Well, by nature, metaphors are 
always imperfect, so we don't want to spend too much time dissecting the
 parallels between Christians and sheep, or between bishops and 
shepherds.   Jesus' point seems to be that those who have chosen to 
follow him will know his voice when he speaks and obey his word b/c he 
speaks with a familiar authority.  Jesus emphasizes his point by noting 
that those who love him “will not follow a stranger; they will run away 
from him, because they do not recognize the voice of strangers.”  In 
other words, Christians do not hear, cannot hear in the voice of a false
 teacher, a false shepherd that familiar ring of authority that 
proclaims the authentic faith, the Real Deal of Gospel Truth.  We could 
play with the sheep metaphor a bit and say that the voice of a false 
teacher, a false shepherd always sounds like a wolf growling with hunger
 even when it looks, smells, and acts like a lamb.  Oh sure, the 
occasional individual sheep—the lapsed or lukewarm Christian—may be 
fooled, seduced by the hypnotic thrill of the wolf's promises, but the 
flock as a whole is never fooled, never taken in by a stranger's voice. 
 Together, as one flock, we remember the Chief Shepherd's voice; we 
remember him saying, “I am the gate. Whoever enters through me will be 
saved, and will come in and go out and find pasture. . .I came so that 
they might have life and have it more abundantly.”  There is no other 
gate to the Father's eternal pasture, no other Shepherd for His faithful
 flock.  Christ Jesus alone brings us to a more abundant life!
As faithful sheep, we should 
ask:  how do we come to recognize the authoritative voice of our 
Shepherd?  In his Acts of the Apostles, St.

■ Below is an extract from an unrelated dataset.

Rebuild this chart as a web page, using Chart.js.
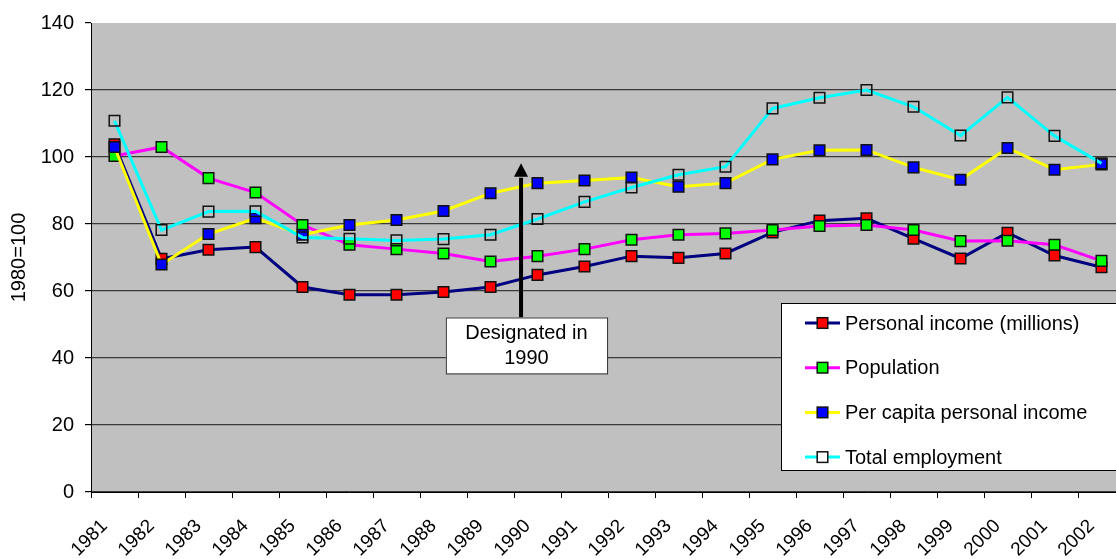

Luke gives us a clue.  Peter
 stands with the Eleven and proclaims to the crowd, “Let the whole house
 of Israel know for certain that God has made both Lord and Christ, this
 Jesus whom you crucified.”  Luke tells us that when those in the crowd 
heard this truth spoken, “they were cut to the heart. . .”  Cut to the 
heart!  Peter utters a simple sentence, twenty-one common words strung 
together, a declarative sentence that rings out over those gathered, 
seizes their attention with absolute clarity, and instantly convicts 
their hearts in the truth:  the man Jesus, the one whom they crucified, 
is the Lord and the Christ long-promised by their God.  Peter's 
pronouncement slices through their guilt; their recriminations; their 
religious and legal defenses; their logic, their doubts, and their 
fears.  They were cut to the heart, that place in their souls where no 
lie can easily rest and b/c they recognize their sin, they ask, “What 
are we to do?”  And Peter tells them what to do.  “Repent and be 
baptized, every one of you, in the name of Jesus Christ for the 
forgiveness of your sins. . .Save yourselves from this corrupt 
generation.”  Among those who heard Peter preach that day were three 
thousand souls who accepted his message and were baptized.  Those three 
thousand, once convicted in the truth and baptized in the name of Christ
 Jesus, would always recognize the voice of the Lord and his shepherds. 
 A cut to the heart made by the sword that Christ himself yields is 
always deep and always permanent.  It cannot be forgotten nor can it be 
mistaken for the mark of a stranger.
As men and women baptized into 
the life, death, and resurrection of Christ, we are deeply and 
permanently cut by the truth of the gospel.  Christ's voice always rings
 true; the familiar authority of our shepherd is unmistakable, and we 
cannot be lead astray if we graze with his flock, the Church.  The 
apostle Peter and his successors proclaim the central, abiding fact of 
our two-thousand year old flock: “God has made both Lord and Christ, 
this Jesus whom you crucified.”  That's the sound, the voice of gospel 
truth, the words and the spirit that cuts the hearts of all those who 
long to see their lives redeemed, who desire a life beyond this one, who
 know that they will be perfected only when they come to see their 
Father face-to-face at the foot of His throne.  Do you recognize that 
voice?  More importantly, can you speak with that voice and spread the 
good news it proclaims?  Sheep may be dirty, stupid, and prone to being 
eaten by wolves, but we are no ordinary sheep!  We belong to the Eternal
 Shepherd and the world is our pasture to cultivate for him.  Having 
heard his call, it's time for us to answer.